When an agent implements a specification, it’s tightly controlled with another steering doc (basically a “style guide” for engineering high-assurance systems). As part of that implementation, all preconditions, postconditions, invariants, failure modes, and safety claims are documented within docstrings – this helps drive stronger alignment in the implementation as well (eg: the model is more likely to produce code that aligns with the claims in the doc string, and the claims in the docstring come from the specification documents). After the agent implements a specification, it will optionally perform a second pass to add deductive verification (in our case, OpenJML or LemmaScript) to the deterministic core of the system. Implementation also includes the full verification plan (unit tests for contracts, property-based tests for invariants and state machines, concurrency tests where appropriate, deterministic simulation tests, fault-injection paired with property-based tests in a metamorphic testing approach, etc.). The agents also use strong typing systems and static analyzers during this phase before marking the work complete.
We then use a collection of commands, skills, and tools to auto-review the implementation, tests, etc., and build up a manifest of the evidence for the change. Humans evaluate the final evidence – which drives the main question we continually ask ourselves: “Is this sufficient, direct evidence to determine the dependability of the system” and this question drives the continual evolution of the approach.
- - - -
We’ve used the approach described above for greenfield and brownfield projects, across teams of different sizes, with different familiarity with lightweight formal methods.

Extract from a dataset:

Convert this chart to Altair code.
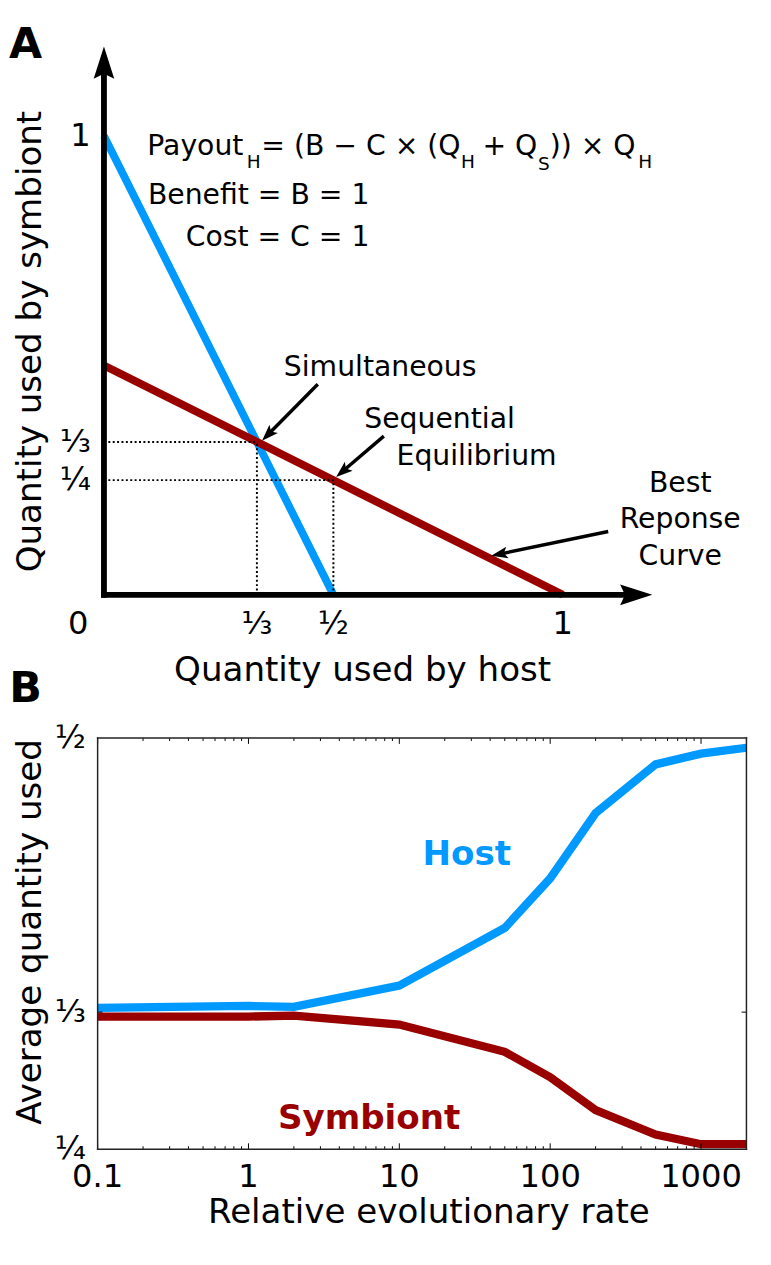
import math
import altair as alt
import pandas as pd

FONT = "DejaVu Sans"
BLUE = "#0099ff"
RED = "#990000"

# ---------------- Panel A data ----------------
host_line_x = [0.0, 0.5]        # host best-response (blue)
host_line_y = [1.0, 0.0]
best_resp_x = [0.0, 1.0]        # best response curve (red)
best_resp_y = [0.5, 0.0]
eq_x = [1 / 3, 1 / 2]           # simultaneous, sequential equilibrium
eq_y = [1 / 3, 1 / 4]
a_xticks = [1 / 3, 1 / 2, 1.0]
a_xtick_labels = ["⅓", "½", "1"]
a_yticks = [1 / 4, 1 / 3, 1.0]
a_ytick_labels = ["¼", "⅓", "1"]
axis_end = 1.195
# annotation arrows: start -> tip (data units)
arrow_start_x = [0.466, 0.610, 1.099]
arrow_start_y = [0.459, 0.346, 0.138]
arrow_tip_x = [0.3445, 0.506, 0.844]
arrow_tip_y = [0.336, 0.257, 0.085]

# ---------------- Panel B data ----------------
rate = [0.1, 1, 2, 10, 50, 100, 200, 500, 1000, 2000]
host_q = [0.3359, 0.3371, 0.3365, 0.3495, 0.3845, 0.4147, 0.4544, 0.4840, 0.4905, 0.4941]
sym_q = [0.3306, 0.3306, 0.3312, 0.3258, 0.3092, 0.2938, 0.2737, 0.2589, 0.2530, 0.2530]
b_xticks = [0.1, 1, 10, 100, 1000]
b_xtick_labels = ["0.1", "1", "10", "100", "1000"]
b_yticks = [0.25, 1 / 3, 0.5]
b_ytick_labels = ["¼", "⅓", "½"]
b_minor = [round(k * 10.0 ** e, 4) for e in range(-1, 4) for k in range(2, 10) if k * 10 ** e < 2000]
host_label_pos = [28.0, 0.4295]
sym_label_pos = [6.3, 0.2690]

# ---------------- geometry ----------------
PX = 471.0                       # pixels per unit in panel A
A_OX, A_OY = 104, 33             # page position of panel A plot origin
A_W, A_H = 572, 565
xa0 = -(110.5 - A_OX) / PX
xa1 = xa0 + A_W / PX
ya1 = A_H / PX
B_OX, B_OY = 104, 745
B_W, B_H = 666, 422
B_XMIN, B_XMAX = 0.1, 2000.0
B_YMIN, B_YMAX = 0.25, 0.5
B_PXY = B_H / (B_YMAX - B_YMIN)                       # px per unit (y)
B_PXD = B_W / math.log10(B_XMAX / B_XMIN)             # px per decade (x)

one = pd.DataFrame({"k": [0]})

xsA = alt.Scale(domain=[xa0, xa1], nice=False, zero=False)
ysA = alt.Scale(domain=[0, ya1], nice=False, zero=False)


def XA(f):
    return alt.X(f, scale=xsA, axis=None)


def YA(f):
    return alt.Y(f, scale=ysA, axis=None)


def txt(ox, oy, px, py, s, size, **kw):
    props = dict(text=s, fontSize=size, font=FONT, color="black")
    props.update(kw)
    return alt.Chart(one).mark_text(**props).encode(
        x=alt.value(px - ox), y=alt.value(py - oy))


def lineA(xs, ys, col):
    d = pd.DataFrame({"x": xs, "y": ys})
    return alt.Chart(d).mark_line(strokeWidth=8, strokeCap="butt", color=col).encode(
        x=XA("x:Q"), y=YA("y:Q"))


host_layer = lineA(host_line_x, host_line_y, BLUE)
best_layer = lineA(best_resp_x, best_resp_y, RED)

guides = pd.DataFrame({
    "x": [0.0, 0.0] + eq_x,
    "x2": eq_x + eq_x,
    "y": eq_y + [0.0, 0.0],
    "y2": eq_y + eq_y,
})
guide_layer = alt.Chart(guides).mark_rule(
    color="black", strokeWidth=2, strokeDash=[2, 2.5]).encode(
    x=XA("x:Q"), x2="x2:Q", y=YA("y:Q"), y2="y2:Q")

ax_df = pd.DataFrame({"x": [0.0, 0.0], "x2": [axis_end - 0.03, 0.0],
                      "y": [0.0, 0.0], "y2": [0.0, axis_end - 0.03]})
axis_layer = alt.Chart(ax_df).mark_rule(
    color="black", strokeWidth=6, strokeCap="square").encode(
    x=XA("x:Q"), x2="x2:Q", y=YA("y:Q"), y2="y2:Q")

AX_HEAD = "M0,-1L0.64,1L0,0.7L-0.64,1Z"
ARR_HEAD = "M0,-1L0.72,1L0,0.55L-0.72,1Z"
ax_len = 33.0


def head(x, y, ang, path, size):
    d = pd.DataFrame({"x": [x], "y": [y]})
    return alt.Chart(d).mark_point(
        shape=path, filled=True, color="black", opacity=1, strokeWidth=0,
        size=size, angle=ang).encode(x=XA("x:Q"), y=YA("y:Q"))


ax_heads = [
    head(0.0, axis_end - ax_len / 2 / PX, 0, AX_HEAD, ax_len ** 2),
    head(axis_end - ax_len / 2 / PX, 0.0, 90, AX_HEAD, ax_len ** 2),
]

head_len = 17.0
rows = []
arrow_heads = []
for sx, sy, tx, ty in zip(arrow_start_x, arrow_start_y, arrow_tip_x, arrow_tip_y):
    dx, dy = tx - sx, ty - sy
    n = math.hypot(dx, dy)
    ux, uy = dx / n, dy / n
    cx = tx - ux * head_len / 2 / PX
    cy = ty - uy * head_len / 2 / PX
    ang = round(math.degrees(math.atan2(ux, uy)) % 360, 2)
    rows.append({"sx": sx, "sy": sy, "cx": cx, "cy": cy})
    arrow_heads.append(head(cx, cy, ang, ARR_HEAD, head_len ** 2))
arr = pd.DataFrame(rows)
arrow_line_layer = alt.Chart(arr).mark_rule(color="black", strokeWidth=3.5).encode(
    x=XA("sx:Q"), y=YA("sy:Q"), x2="cx:Q", y2="cy:Q")

xt = pd.DataFrame({"v": a_xticks, "t": a_xtick_labels})
xt_layer = alt.Chart(xt).mark_text(font=FONT, fontSize=33, baseline="middle", color="black").encode(
    x=XA("v:Q"), y=alt.value(628 - A_OY), text="t:N")
yt = pd.DataFrame({"v": a_yticks, "t": a_ytick_labels})
yt_layer = alt.Chart(yt).transform_calculate(lx=str(-(110.5 - 97) / PX)).mark_text(
    font=FONT, fontSize=33, baseline="middle", align="right", color="black").encode(
    x=XA("lx:Q"), y=YA("v:Q"), text="t:N")

a_texts = [
    txt(A_OX, A_OY, 84, 628, "0", 33, baseline="middle"),
    txt(A_OX, A_OY, 30, 34, "A", 44, fontWeight="bold", baseline="middle"),
    txt(A_OX, A_OY, 155, 147, "Payout", 29, align="left", baseline="alphabetic"),
    txt(A_OX, A_OY, 257, 160, "H", 19, align="left", baseline="alphabetic"),
    txt(A_OX, A_OY, 272, 147, "= (B − C × (Q", 29, align="left", baseline="alphabetic"),
    txt(A_OX, A_OY, 477, 160, "H", 19, align="left", baseline="alphabetic"),
    txt(A_OX, A_OY, 499, 147, "+ Q", 29, align="left", baseline="alphabetic"),
    txt(A_OX, A_OY, 556, 162, "S", 19, align="left", baseline="alphabetic"),
    txt(A_OX, A_OY, 568, 147, ")) × Q", 29, align="left", baseline="alphabetic"),
    txt(A_OX, A_OY, 659, 160, "H", 19, align="left", baseline="alphabetic"),
    txt(A_OX, A_OY, 383, 197, "Benefit = B = 1", 29, align="right", baseline="alphabetic"),
    txt(A_OX, A_OY, 383, 240, "Cost = C = 1", 29, align="right", baseline="alphabetic"),
    txt(A_OX, A_OY, 394, 373, "Simultaneous", 29, baseline="alphabetic"),
    txt(A_OX, A_OY, 455, 427, "Sequential", 29, baseline="alphabetic"),
    txt(A_OX, A_OY, 493, 465, "Equilibrium", 29, baseline="alphabetic"),
    txt(A_OX, A_OY, 702, 492, "Best", 29, baseline="alphabetic"),
    txt(A_OX, A_OY, 702, 529, "Reponse", 29, baseline="alphabetic"),
    txt(A_OX, A_OY, 702, 567, "Curve", 29, baseline="alphabetic"),
    txt(A_OX, A_OY, 376, 675, "Quantity used by host", 35, baseline="middle"),
    txt(A_OX, A_OY, 35, 338, "Quantity used by symbiont", 35, baseline="middle", angle=270),
    txt(A_OX, A_OY, 30, 695, "B", 44, fontWeight="bold", baseline="middle"),
    txt(A_OX, A_OY, 444, 1232, "Relative evolutionary rate", 35, baseline="middle"),
    txt(A_OX, A_OY, 35, 944, "Average quantity used", 35, baseline="middle", angle=270),
]

panelA = alt.layer(
    host_layer, best_layer, guide_layer, axis_layer, *ax_heads,
    arrow_line_layer, *arrow_heads, xt_layer, yt_layer, *a_texts
).properties(width=A_W, height=A_H)

# ---------------- Panel B (log10 of rate on a linear scale) ----------------
LOG = "log(datum.{f})/LN10"
xsB = alt.Scale(domain=[math.log10(B_XMIN), math.log10(B_XMAX)], nice=False, zero=False)
ysB = alt.Scale(domain=[B_YMIN, B_YMAX], nice=False, zero=False)


def XB(f):
    return alt.X(f, scale=xsB, axis=None)


def YB(f):
    return alt.Y(f, scale=ysB, axis=None)


def lineB(qs, col):
    d = pd.DataFrame({"rate": rate, "q": qs})
    return alt.Chart(d).transform_calculate(lx=LOG.format(f="rate")).mark_line(
        strokeWidth=8.5, color=col).encode(x=XB("lx:Q"), y=YB("q:Q"))


host_b = lineB(host_q, BLUE)
sym_b = lineB(sym_q, RED)

trows = []
for vals, lpx in ((b_xticks, 6.0), (b_minor, 3.0)):
    ln = lpx / B_PXY
    for v in vals:
        trows += [{"x": v, "x2": v, "y": B_YMAX, "y2": B_YMAX - ln},
                  {"x": v, "x2": v, "y": B_YMIN, "y2": B_YMIN + ln}]
fx = 10 ** (5.0 / B_PXD)
trows += [{"x": B_XMIN, "x2": B_XMIN * fx, "y": 1 / 3, "y2": 1 / 3},
          {"x": B_XMAX, "x2": B_XMAX / fx, "y": 1 / 3, "y2": 1 / 3}]
ticks = pd.DataFrame(trows)
tick_layer = alt.Chart(ticks).transform_calculate(
    lx=LOG.format(f="x"), lx2=LOG.format(f="x2")).mark_rule(color="black", strokeWidth=1).encode(
    x=XB("lx:Q"), x2="lx2:Q", y=YB("y:Q"), y2="y2:Q")

frame_df = pd.DataFrame({
    "x": [B_XMIN, B_XMIN, B_XMIN, B_XMAX],
    "x2": [B_XMAX, B_XMAX, B_XMIN, B_XMAX],
    "y": [B_YMIN, B_YMAX, B_YMIN, B_YMIN],
    "y2": [B_YMIN, B_YMAX, B_YMAX, B_YMAX],
})
frame_layer = alt.Chart(frame_df).transform_calculate(
    lx=LOG.format(f="x"), lx2=LOG.format(f="x2")).mark_rule(
    color="#222222", strokeWidth=1.5, strokeCap="square").encode(
    x=XB("lx:Q"), x2="lx2:Q", y=YB("y:Q"), y2="y2:Q")

bxt = pd.DataFrame({"v": b_xticks, "t": b_xtick_labels})
bxt_layer = alt.Chart(bxt).transform_calculate(lx=LOG.format(f="v")).mark_text(
    font=FONT, fontSize=33, baseline="middle", color="black").encode(
    x=XB("lx:Q"), y=alt.value(1196 - B_OY), text="t:N")
byt = pd.DataFrame({"v": b_yticks, "t": b_ytick_labels})
byt_layer = alt.Chart(byt).transform_calculate(
    lx=str(math.log10(B_XMIN) - (B_OX - 92) / B_PXD)).mark_text(
    font=FONT, fontSize=33, baseline="middle", align="right", color="black").encode(
    x=XB("lx:Q"), y=YB("v:Q"), text="t:N")


def labelB(pos, s, col):
    d = pd.DataFrame({"r": [pos[0]], "q": [pos[1]]})
    return alt.Chart(d).transform_calculate(lx=LOG.format(f="r")).mark_text(
        text=s, font=FONT, fontSize=35, fontWeight="bold", baseline="middle", color=col).encode(
        x=XB("lx:Q"), y=YB("q:Q"))


panelB = alt.layer(
    host_b, sym_b, tick_layer, frame_layer, bxt_layer, byt_layer,
    labelB(host_label_pos, "Host", BLUE), labelB(sym_label_pos, "Symbiont", RED)
).properties(width=B_W, height=B_H)

chart = alt.vconcat(panelA, panelB, spacing=B_OY - (A_OY + A_H), bounds="flush").properties(
    padding={"left": 0, "top": 0, "right": 0, "bottom": 0}
).configure_view(stroke=None)

chart.save("out.html", embed_options={"renderer": "svg", "actions": False})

What has been most surprising is the ability to automate LFM in such a way that it fades into the background – to have relatively junior engineers produce incredible results because the workflow effectively coached them along the way and because they were forced into working ‘invariants-first’. Another surprising result was the way this has shaped debugging – when we find a bug, we use the agent to interrogate the spec and model first, understanding if there is a design gap or just a defect in the software. We use those cases to improve the steering docs. We’re still learning and adapting the tools and techniques, but we’re far enough along to say, “this works well.” There are more pieces that I left out of the post (eg: how we let an agent “see”, develop, and test a fully distributed system), but I can share those too if folks are interested.